[Excerpted records start]
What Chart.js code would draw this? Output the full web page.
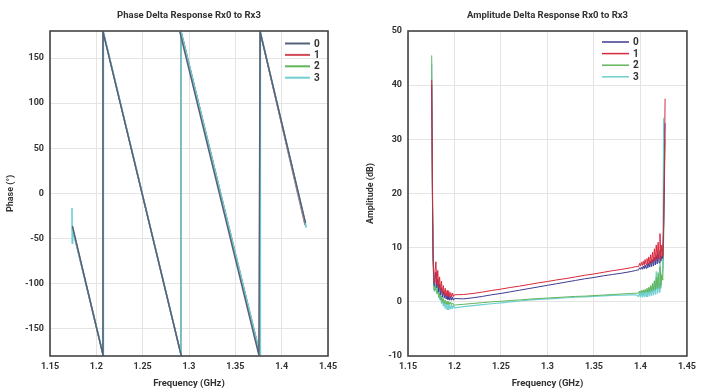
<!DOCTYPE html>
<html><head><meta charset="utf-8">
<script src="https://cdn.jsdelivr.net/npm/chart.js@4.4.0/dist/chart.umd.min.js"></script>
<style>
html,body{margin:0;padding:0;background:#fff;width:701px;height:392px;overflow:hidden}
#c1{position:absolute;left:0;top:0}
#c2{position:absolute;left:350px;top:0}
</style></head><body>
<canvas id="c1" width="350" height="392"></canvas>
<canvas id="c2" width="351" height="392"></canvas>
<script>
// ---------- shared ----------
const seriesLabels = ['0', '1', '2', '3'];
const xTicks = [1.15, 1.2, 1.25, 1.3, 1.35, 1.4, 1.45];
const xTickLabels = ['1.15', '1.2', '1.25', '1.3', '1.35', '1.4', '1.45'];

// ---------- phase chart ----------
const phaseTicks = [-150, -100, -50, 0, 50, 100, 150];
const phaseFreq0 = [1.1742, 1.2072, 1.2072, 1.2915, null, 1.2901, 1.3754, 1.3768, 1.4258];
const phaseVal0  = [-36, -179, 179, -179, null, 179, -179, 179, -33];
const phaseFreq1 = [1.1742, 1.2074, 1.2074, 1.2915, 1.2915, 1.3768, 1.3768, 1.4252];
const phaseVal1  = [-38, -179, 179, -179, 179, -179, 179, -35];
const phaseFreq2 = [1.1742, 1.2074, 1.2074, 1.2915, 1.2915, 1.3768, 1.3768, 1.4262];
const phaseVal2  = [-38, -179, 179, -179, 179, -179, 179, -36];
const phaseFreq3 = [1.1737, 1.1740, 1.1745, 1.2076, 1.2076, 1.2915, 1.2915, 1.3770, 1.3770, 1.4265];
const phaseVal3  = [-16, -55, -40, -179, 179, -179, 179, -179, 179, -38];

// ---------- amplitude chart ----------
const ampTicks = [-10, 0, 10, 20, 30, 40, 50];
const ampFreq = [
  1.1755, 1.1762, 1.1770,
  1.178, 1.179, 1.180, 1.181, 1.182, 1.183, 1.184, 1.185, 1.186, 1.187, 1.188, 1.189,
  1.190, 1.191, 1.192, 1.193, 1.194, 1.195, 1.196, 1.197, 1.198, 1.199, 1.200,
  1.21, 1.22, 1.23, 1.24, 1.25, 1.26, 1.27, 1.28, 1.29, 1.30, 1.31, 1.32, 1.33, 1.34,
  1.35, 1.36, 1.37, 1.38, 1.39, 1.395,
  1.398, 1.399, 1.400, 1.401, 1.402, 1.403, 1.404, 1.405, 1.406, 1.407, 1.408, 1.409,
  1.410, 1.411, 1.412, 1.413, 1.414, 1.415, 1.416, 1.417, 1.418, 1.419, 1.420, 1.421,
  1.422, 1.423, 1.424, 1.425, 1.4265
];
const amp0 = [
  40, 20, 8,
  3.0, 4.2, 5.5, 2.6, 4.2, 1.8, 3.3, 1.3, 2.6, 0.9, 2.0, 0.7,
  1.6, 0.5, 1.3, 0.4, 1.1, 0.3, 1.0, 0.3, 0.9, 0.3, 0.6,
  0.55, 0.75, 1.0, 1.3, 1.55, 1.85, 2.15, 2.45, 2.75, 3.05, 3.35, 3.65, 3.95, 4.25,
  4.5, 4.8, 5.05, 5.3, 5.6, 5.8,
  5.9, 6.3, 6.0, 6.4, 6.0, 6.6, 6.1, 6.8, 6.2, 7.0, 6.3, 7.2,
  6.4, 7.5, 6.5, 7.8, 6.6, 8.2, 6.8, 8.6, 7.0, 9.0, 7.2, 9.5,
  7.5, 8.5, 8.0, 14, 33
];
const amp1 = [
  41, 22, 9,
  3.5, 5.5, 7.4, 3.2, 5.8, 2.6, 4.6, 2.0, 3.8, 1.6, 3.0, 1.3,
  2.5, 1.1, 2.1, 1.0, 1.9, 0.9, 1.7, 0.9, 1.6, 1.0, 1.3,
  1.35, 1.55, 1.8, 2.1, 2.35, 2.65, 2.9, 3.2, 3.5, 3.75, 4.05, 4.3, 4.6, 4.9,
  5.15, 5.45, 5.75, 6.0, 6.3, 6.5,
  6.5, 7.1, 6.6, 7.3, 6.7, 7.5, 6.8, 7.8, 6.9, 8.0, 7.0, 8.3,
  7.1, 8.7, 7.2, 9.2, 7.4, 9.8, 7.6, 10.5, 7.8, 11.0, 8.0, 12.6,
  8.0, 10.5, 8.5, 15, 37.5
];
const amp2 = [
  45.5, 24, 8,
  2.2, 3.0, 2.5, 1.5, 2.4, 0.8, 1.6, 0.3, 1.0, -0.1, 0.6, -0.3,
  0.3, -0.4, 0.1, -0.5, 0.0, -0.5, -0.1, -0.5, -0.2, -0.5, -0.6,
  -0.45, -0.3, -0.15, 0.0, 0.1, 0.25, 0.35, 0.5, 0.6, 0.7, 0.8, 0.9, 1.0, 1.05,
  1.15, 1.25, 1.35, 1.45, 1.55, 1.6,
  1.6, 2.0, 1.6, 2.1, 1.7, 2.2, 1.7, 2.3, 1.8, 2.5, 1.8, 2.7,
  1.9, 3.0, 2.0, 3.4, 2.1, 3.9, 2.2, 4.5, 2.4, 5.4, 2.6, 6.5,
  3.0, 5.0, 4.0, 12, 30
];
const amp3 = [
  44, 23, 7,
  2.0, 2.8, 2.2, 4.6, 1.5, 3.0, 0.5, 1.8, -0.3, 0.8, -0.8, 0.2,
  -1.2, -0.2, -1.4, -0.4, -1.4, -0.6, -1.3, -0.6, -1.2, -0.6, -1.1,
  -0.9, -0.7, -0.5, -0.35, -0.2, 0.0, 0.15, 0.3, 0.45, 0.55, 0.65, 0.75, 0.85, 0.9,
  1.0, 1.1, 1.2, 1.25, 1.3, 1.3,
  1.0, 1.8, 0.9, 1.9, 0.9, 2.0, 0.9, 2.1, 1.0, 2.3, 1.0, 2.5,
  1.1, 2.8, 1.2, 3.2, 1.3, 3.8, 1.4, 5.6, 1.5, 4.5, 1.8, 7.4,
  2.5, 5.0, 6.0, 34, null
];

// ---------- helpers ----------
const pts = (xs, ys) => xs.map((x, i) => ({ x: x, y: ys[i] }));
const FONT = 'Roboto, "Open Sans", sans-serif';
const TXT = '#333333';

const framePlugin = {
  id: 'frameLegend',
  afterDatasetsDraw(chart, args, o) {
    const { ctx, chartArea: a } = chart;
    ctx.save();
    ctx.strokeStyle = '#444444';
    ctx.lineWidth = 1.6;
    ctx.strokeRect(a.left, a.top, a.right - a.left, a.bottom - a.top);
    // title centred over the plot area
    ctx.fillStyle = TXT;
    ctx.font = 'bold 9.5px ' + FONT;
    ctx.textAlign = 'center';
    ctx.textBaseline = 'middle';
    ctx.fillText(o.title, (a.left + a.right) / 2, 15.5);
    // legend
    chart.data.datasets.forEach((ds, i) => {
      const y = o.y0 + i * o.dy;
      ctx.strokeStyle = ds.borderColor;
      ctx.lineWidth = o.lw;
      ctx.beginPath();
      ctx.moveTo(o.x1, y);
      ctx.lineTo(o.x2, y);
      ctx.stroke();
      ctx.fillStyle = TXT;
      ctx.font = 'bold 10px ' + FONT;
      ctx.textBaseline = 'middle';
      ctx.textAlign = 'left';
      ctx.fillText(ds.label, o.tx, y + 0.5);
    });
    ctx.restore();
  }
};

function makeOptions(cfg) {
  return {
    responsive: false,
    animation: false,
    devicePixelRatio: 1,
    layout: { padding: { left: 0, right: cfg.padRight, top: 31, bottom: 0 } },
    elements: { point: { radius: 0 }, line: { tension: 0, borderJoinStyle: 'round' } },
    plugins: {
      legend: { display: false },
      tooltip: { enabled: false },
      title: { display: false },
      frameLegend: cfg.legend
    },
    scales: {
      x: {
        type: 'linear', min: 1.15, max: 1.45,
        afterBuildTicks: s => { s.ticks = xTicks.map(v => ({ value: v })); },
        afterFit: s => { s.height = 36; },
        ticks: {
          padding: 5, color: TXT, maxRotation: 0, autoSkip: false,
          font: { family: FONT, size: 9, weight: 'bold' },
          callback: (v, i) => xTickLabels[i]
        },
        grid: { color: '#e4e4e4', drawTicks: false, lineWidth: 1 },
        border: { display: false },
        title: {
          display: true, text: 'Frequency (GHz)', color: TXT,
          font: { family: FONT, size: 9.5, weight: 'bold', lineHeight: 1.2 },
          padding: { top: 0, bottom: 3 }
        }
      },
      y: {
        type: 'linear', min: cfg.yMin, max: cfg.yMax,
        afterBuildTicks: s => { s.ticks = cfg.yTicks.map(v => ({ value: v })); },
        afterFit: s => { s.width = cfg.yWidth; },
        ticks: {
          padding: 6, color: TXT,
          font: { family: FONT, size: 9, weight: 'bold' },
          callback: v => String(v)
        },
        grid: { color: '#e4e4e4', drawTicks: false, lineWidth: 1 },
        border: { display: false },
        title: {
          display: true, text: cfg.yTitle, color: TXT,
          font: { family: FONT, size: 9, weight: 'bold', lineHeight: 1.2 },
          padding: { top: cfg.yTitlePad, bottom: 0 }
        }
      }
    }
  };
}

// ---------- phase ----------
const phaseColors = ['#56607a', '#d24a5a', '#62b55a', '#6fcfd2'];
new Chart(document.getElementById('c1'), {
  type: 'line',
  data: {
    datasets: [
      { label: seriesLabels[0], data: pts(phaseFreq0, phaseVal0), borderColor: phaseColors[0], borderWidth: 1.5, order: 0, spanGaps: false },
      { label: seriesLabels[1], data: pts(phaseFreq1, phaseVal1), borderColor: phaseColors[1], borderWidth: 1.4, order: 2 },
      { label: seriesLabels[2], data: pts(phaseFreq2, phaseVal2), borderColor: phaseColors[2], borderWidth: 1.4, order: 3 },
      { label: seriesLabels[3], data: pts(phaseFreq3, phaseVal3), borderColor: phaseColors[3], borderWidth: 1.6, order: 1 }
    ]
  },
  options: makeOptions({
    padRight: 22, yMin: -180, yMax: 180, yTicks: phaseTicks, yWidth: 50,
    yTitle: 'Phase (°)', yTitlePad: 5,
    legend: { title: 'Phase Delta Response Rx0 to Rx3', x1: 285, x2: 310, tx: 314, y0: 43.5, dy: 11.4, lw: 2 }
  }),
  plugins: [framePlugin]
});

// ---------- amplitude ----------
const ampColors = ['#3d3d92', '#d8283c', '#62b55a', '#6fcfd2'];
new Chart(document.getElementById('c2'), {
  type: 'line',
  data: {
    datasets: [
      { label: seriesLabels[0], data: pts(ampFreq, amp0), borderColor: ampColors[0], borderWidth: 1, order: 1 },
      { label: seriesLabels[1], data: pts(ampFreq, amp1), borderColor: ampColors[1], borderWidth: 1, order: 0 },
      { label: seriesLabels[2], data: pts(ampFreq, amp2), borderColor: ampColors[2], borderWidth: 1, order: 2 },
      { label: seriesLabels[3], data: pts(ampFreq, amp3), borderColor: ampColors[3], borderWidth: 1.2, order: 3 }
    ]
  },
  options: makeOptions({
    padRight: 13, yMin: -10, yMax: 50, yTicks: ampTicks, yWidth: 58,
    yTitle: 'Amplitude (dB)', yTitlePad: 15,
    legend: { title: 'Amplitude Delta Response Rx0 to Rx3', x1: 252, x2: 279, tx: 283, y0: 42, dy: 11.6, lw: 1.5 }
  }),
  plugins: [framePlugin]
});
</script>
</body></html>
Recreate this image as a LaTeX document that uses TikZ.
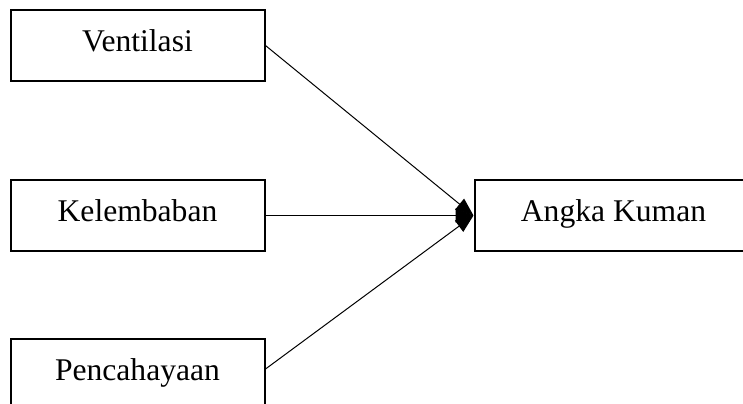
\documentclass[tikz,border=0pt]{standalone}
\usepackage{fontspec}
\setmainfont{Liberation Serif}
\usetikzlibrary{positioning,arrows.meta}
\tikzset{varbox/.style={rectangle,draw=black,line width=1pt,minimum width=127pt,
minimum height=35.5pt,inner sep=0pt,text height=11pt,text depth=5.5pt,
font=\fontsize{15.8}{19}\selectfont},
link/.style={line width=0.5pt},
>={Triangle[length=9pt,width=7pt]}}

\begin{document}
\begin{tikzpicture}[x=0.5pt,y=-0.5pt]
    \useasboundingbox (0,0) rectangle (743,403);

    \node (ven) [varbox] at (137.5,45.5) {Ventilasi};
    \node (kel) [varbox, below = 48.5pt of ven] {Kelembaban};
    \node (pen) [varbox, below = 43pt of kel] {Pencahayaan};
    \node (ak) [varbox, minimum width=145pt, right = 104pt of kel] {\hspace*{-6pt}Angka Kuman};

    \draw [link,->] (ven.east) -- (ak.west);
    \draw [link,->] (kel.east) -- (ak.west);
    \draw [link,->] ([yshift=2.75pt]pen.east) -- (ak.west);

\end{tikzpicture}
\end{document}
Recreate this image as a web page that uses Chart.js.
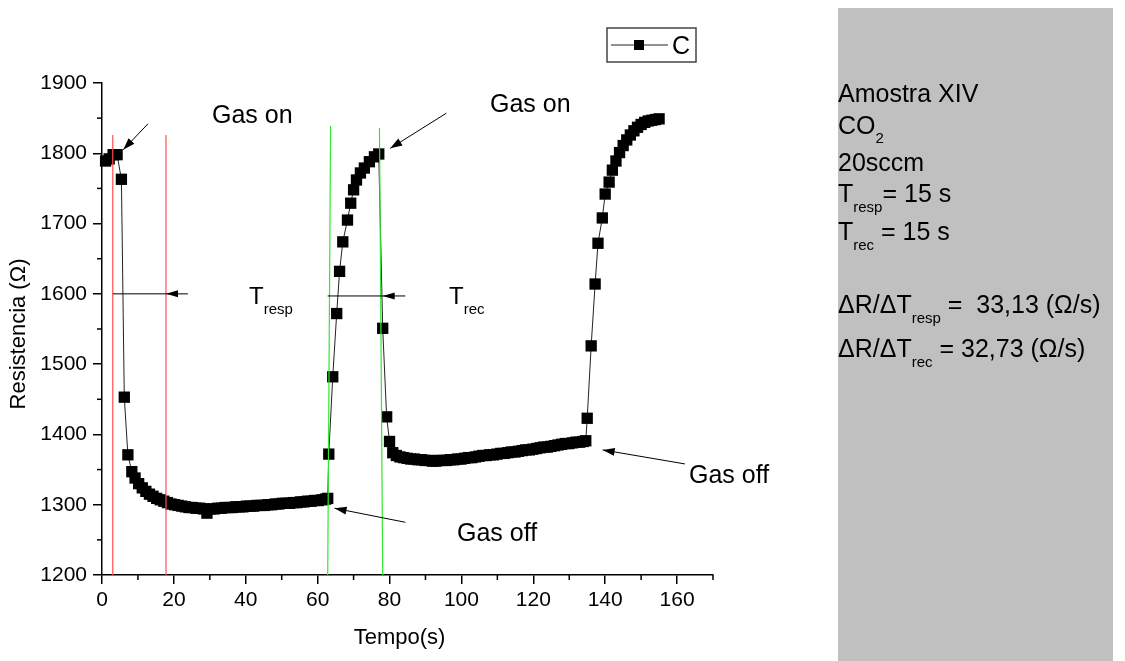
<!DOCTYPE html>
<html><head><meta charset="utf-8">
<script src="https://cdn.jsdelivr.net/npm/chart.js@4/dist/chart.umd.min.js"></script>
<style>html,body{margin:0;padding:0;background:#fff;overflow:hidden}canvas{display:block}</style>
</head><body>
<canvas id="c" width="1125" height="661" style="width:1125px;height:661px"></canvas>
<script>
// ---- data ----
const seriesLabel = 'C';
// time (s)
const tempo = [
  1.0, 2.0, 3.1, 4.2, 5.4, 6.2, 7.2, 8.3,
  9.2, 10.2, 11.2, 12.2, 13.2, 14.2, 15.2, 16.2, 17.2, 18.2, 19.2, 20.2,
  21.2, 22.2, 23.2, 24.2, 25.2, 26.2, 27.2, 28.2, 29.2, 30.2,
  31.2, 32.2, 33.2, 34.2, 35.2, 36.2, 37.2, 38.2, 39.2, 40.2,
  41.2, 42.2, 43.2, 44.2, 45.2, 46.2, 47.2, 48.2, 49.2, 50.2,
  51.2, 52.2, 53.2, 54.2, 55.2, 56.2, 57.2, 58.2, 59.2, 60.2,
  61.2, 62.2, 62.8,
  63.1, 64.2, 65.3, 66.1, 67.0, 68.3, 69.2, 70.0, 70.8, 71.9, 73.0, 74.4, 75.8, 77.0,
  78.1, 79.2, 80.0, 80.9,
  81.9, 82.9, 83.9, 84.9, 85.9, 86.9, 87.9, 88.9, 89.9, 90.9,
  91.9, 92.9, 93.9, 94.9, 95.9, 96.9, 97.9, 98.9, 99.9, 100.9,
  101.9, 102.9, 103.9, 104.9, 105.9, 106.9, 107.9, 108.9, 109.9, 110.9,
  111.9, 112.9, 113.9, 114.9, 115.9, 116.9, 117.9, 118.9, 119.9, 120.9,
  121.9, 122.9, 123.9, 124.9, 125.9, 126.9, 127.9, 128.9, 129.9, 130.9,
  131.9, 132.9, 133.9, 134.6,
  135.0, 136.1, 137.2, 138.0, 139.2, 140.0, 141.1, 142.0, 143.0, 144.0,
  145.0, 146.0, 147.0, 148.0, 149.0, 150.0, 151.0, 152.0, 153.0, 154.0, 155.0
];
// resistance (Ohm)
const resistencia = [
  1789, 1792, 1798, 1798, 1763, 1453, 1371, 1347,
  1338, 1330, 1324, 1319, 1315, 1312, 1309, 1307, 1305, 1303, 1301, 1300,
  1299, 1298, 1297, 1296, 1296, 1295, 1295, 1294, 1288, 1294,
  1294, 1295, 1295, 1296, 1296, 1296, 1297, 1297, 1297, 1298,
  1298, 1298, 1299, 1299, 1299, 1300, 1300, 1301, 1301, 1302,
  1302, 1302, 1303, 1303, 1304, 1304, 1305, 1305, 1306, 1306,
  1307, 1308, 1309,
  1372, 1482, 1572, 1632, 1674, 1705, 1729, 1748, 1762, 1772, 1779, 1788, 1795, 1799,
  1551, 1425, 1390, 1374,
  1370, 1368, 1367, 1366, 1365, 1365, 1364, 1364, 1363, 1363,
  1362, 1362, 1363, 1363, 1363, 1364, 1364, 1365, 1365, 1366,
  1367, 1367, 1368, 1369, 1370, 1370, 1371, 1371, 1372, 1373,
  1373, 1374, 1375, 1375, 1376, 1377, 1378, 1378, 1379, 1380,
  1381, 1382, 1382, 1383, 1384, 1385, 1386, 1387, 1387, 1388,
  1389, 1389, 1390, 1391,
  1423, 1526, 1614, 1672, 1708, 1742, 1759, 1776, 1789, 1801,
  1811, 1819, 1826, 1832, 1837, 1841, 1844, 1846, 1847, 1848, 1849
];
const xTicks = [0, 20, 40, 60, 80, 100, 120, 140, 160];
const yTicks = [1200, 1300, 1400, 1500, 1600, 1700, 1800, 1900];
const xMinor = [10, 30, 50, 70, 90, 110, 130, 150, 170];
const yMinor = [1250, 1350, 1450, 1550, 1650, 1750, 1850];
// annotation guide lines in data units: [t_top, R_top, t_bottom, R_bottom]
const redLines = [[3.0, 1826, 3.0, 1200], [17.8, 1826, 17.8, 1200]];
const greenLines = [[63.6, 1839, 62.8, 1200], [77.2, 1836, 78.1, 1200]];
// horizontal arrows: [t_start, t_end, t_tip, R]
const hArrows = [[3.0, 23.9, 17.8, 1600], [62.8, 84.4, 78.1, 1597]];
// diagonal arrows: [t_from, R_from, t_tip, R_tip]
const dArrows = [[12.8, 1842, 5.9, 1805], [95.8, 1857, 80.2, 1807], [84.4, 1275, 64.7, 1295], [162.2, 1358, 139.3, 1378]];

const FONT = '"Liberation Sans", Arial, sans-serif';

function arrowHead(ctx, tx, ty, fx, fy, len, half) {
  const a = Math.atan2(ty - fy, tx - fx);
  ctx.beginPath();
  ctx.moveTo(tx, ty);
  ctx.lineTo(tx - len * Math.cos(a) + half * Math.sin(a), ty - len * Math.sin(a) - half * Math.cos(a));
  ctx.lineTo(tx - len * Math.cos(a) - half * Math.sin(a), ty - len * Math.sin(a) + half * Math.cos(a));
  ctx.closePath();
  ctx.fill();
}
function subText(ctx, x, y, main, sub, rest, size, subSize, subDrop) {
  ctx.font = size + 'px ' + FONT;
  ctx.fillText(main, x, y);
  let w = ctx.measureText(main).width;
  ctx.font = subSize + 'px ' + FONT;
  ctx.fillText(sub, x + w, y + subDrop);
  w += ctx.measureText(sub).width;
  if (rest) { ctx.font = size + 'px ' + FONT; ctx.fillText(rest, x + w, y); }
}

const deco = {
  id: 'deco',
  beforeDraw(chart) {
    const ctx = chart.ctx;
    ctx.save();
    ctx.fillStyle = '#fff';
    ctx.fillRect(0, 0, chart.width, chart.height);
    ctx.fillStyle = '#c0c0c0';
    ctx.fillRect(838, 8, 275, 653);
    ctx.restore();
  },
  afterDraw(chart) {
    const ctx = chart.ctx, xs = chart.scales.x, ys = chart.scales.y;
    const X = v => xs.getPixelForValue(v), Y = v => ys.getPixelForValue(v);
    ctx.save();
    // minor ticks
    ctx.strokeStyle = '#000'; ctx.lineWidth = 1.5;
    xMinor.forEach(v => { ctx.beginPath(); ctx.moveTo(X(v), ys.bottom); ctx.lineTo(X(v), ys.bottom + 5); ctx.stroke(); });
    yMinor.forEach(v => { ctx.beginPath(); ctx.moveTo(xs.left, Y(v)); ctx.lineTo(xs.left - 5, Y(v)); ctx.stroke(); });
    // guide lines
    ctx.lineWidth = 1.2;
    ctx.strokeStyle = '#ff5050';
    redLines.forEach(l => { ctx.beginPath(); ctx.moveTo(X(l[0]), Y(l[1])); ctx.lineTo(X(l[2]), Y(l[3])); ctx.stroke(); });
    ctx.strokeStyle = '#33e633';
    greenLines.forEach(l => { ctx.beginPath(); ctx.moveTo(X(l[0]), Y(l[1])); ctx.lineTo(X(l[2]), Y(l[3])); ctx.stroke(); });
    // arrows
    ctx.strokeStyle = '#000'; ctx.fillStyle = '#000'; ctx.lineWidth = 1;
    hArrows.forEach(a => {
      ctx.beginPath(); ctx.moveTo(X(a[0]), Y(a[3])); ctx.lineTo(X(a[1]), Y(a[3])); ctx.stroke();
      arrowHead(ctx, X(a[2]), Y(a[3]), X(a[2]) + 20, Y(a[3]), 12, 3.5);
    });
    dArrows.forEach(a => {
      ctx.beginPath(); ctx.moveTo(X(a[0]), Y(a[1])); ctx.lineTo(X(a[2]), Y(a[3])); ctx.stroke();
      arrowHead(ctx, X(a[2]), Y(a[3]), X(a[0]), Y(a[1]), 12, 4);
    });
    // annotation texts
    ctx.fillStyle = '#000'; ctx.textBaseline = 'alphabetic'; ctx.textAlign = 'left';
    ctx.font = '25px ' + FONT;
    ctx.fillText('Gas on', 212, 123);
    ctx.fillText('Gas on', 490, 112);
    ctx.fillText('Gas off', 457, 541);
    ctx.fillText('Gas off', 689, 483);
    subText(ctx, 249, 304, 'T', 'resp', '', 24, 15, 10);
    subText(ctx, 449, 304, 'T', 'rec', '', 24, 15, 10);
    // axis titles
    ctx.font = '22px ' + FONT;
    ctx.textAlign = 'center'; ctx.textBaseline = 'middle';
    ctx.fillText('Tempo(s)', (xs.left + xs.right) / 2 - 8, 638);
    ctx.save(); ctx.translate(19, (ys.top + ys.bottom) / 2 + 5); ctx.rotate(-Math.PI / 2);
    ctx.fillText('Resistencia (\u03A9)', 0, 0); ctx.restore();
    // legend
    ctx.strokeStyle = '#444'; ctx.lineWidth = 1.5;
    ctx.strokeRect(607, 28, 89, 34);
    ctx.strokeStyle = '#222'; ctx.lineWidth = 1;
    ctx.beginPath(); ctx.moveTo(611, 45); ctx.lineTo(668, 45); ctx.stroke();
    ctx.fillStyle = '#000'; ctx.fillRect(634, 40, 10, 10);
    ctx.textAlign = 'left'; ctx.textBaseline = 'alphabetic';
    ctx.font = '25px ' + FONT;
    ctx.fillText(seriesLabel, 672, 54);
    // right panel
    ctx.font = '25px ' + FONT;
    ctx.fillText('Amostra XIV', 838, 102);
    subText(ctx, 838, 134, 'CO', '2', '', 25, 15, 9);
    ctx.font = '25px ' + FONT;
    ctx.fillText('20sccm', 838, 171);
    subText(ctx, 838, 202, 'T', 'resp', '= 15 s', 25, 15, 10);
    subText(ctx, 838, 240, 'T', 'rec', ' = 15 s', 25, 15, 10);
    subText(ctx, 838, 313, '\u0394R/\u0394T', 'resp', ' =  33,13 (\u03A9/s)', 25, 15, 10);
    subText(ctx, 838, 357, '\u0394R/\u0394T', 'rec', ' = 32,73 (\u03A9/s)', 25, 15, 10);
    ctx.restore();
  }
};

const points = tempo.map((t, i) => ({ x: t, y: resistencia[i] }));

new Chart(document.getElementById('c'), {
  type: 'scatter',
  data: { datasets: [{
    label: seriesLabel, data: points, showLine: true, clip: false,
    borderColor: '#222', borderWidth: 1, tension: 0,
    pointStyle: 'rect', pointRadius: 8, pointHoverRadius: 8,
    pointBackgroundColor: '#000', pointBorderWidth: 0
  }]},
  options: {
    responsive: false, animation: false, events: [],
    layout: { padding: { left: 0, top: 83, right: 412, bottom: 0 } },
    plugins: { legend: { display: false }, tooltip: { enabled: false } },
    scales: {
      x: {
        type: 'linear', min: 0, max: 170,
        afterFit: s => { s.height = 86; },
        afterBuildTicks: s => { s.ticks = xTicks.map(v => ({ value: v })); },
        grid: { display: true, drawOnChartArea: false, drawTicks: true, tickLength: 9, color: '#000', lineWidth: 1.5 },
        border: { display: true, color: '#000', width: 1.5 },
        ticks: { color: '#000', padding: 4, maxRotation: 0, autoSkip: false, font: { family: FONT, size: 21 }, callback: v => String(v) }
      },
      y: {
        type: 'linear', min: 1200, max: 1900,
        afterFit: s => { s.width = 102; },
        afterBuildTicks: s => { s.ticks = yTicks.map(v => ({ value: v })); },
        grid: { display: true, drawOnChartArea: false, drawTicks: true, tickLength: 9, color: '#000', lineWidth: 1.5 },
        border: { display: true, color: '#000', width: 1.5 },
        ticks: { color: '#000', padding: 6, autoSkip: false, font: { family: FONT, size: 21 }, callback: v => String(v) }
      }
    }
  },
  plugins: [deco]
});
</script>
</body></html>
[Excerpted records end]
Exercise details →
From the first line of the entries above down to the line holding "['1.15', '1.2', '1.25', '1.3', '1.35', '1.4', '1.45'];", quote each line exactly and nothing else, skipping pictures.

Solution for this exercise →
What Chart.js code would draw this? Output the full web page.
<!DOCTYPE html>
<html><head><meta charset="utf-8">
<script src="https://cdn.jsdelivr.net/npm/chart.js@4.4.0/dist/chart.umd.min.js"></script>
<style>
html,body{margin:0;padding:0;background:#fff;width:701px;height:392px;overflow:hidden}
#c1{position:absolute;left:0;top:0}
#c2{position:absolute;left:350px;top:0}
</style></head><body>
<canvas id="c1" width="350" height="392"></canvas>
<canvas id="c2" width="351" height="392"></canvas>
<script>
// ---------- shared ----------
const seriesLabels = ['0', '1', '2', '3'];
const xTicks = [1.15, 1.2, 1.25, 1.3, 1.35, 1.4, 1.45];
const xTickLabels = ['1.15', '1.2', '1.25', '1.3', '1.35', '1.4', '1.45'];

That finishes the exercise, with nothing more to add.